Appellee cites quite a number of cases as supporting his contention to the contrary of the conclusion we have reached. As we understand those cases, they are all so unlike this one in their facts as to render them of no value as authority in determining the question made by facts of this case.
It follows from what has been said that we think the judgment was unwarranted, unless it should be held that it was supported by the finding that appellant's agents "guaranteed" that the stock would be worth On the market after August 1, 1920, 25 per cent, more than he was paying for it, that he would receive annual dividends on it of not less than 8 per cent, on the sum he invested in it, and that if he should become dissatisfied with his * purchase appellant would cancel his note and pay back the part of the purchase price he paid in money.
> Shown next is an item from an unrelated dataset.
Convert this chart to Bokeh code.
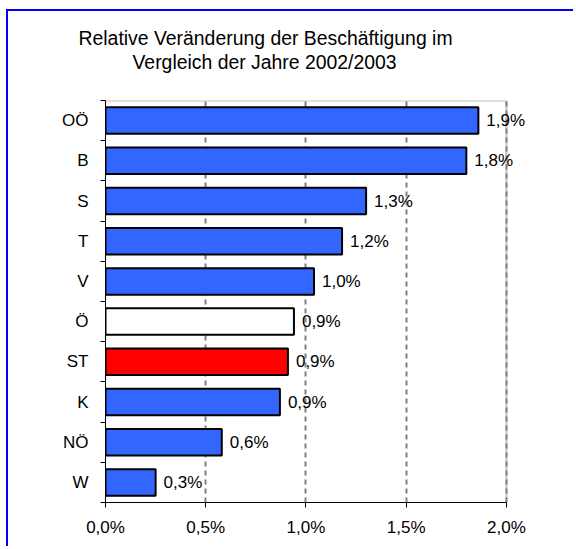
from bokeh.plotting import figure
from bokeh.models import (Range1d, FixedTicker, CustomJSTickFormatter,
                          ColumnDataSource, LabelSet, Title)
from bokeh.embed import file_html
from bokeh.resources import INLINE
from bokeh.core.properties import value

# ---- data ----
categories = ["OÖ", "B", "S", "T", "V", "Ö", "ST", "K", "NÖ", "W"]
changes = [1.86, 1.80, 1.30, 1.18, 1.04, 0.94, 0.91, 0.87, 0.58, 0.25]
value_labels = ["1,9%", "1,8%", "1,3%", "1,2%", "1,0%",
                "0,9%", "0,9%", "0,9%", "0,6%", "0,3%"]
bar_colors = ["#3366FF", "#3366FF", "#3366FF", "#3366FF", "#3366FF",
              "#FFFFFF", "#FF0000", "#3366FF", "#3366FF", "#3366FF"]
x_ticks = [0.0, 0.5, 1.0, 1.5, 2.0]
x_tick_labels = ["0,0%", "0,5%", "1,0%", "1,5%", "2,0%"]
title_lines = ["Relative Veränderung der Beschäftigung im",
               "Vergleich der Jahre 2002/2003"]

FONT = "Liberation Sans"
n = len(categories)
ypos = [n - i - 0.5 for i in range(n)]
x_max = x_ticks[-1]

src = ColumnDataSource(dict(y=ypos, v=changes, lab=value_labels,
                            color=bar_colors, name=categories))

p = figure(width=567, height=537,
           x_range=Range1d(0, 2.15), y_range=Range1d(0, n),
           output_backend="svg", toolbar_location=None,
           min_border_left=97, min_border_right=39,
           min_border_top=89, min_border_bottom=46)
p.title = None
p.styles = {"border-left": "2px solid #0000FF",
            "border-top": "2px solid #0000FF",
            "margin-left": "6px", "margin-top": "9px"}
p.background_fill_color = "white"
p.border_fill_color = "white"
p.outline_line_color = None

# plot-area border (light grey, top and right)
p.segment(x0=[0, x_max], y0=[n, 0], x1=[x_max, x_max], y1=[n, n],
          line_color="#C0C0C0", line_width=2, level="image")

# grid
p.ygrid.grid_line_color = None
p.xgrid.grid_line_color = "#808080"
p.xgrid.grid_line_width = 2
p.xgrid.grid_line_dash = "5 4"

p.hbar(y="y", left=0, right="v", height=0.66, source=src,
       fill_color="color", line_color="black", line_width=2)

p.add_layout(LabelSet(x="v", y="y", text="lab", source=src, x_offset=8,
                      text_baseline="middle", text_align="left",
                      text_font=value(FONT), text_font_size="17px",
                      text_color="black"))

# x axis
xa = p.xaxis[0]
xa.bounds = (0, x_max)
xa.ticker = FixedTicker(ticks=x_ticks)
xa.formatter = CustomJSTickFormatter(
    args=dict(tick_vals=x_ticks, tick_labs=x_tick_labels),
    code="""
    let best = 0, bd = 1e9;
    for (let i = 0; i < tick_vals.length; i++) {
        const d = Math.abs(tick_vals[i] - tick);
        if (d < bd) { bd = d; best = i; }
    }
    return tick_labs[best];
    """)
xa.axis_line_color = "black"
xa.major_tick_line_color = "black"
xa.major_tick_out = 5
xa.major_tick_in = 0
xa.minor_tick_line_color = None
xa.major_label_standoff = 10
xa.major_label_text_font = FONT
xa.major_label_text_font_size = "17px"
xa.major_label_text_color = "black"

# y axis
ya = p.yaxis[0]
ya.ticker = FixedTicker(ticks=ypos, minor_ticks=list(range(n + 1)))
ya.formatter = CustomJSTickFormatter(
    args=dict(names=categories),
    code="""
    const i = Math.round(names.length - 0.5 - tick);
    return names[i];
    """)
ya.axis_line_color = "black"
ya.major_tick_line_color = None
ya.major_tick_out = 0
ya.major_tick_in = 0
ya.minor_tick_line_color = "black"
ya.minor_tick_out = 5
ya.minor_tick_in = 0
ya.major_label_standoff = 12
ya.major_label_text_font = FONT
ya.major_label_text_font_size = "17px"
ya.major_label_text_color = "black"

# two-line title (second line closest to the plot, added first)
p.add_layout(Title(text=title_lines[1], align="left", offset=27,
                   standoff=55, text_font=FONT, text_font_size="19.4px",
                   text_font_style="normal", text_color="black"), "above")
p.add_layout(Title(text=title_lines[0], align="left", offset=-27,
                   standoff=-54, text_font=FONT, text_font_size="19.4px",
                   text_font_style="normal", text_color="black"), "above")

open("out.html", "w").write(file_html(p, INLINE))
If the finding meant that the statements of appellant's agents were not mere "representations," but were "guaranties" in a contractual sense, it is plain it did not warrant the judgment; for appellee's suit was to annul and not to enforce the contract he entered into.
As we view the record, the judgment was not warranted by the findings, and should be reversed, and judgment should be rendered here that appellee take nothing by his suit. It will be so ordered.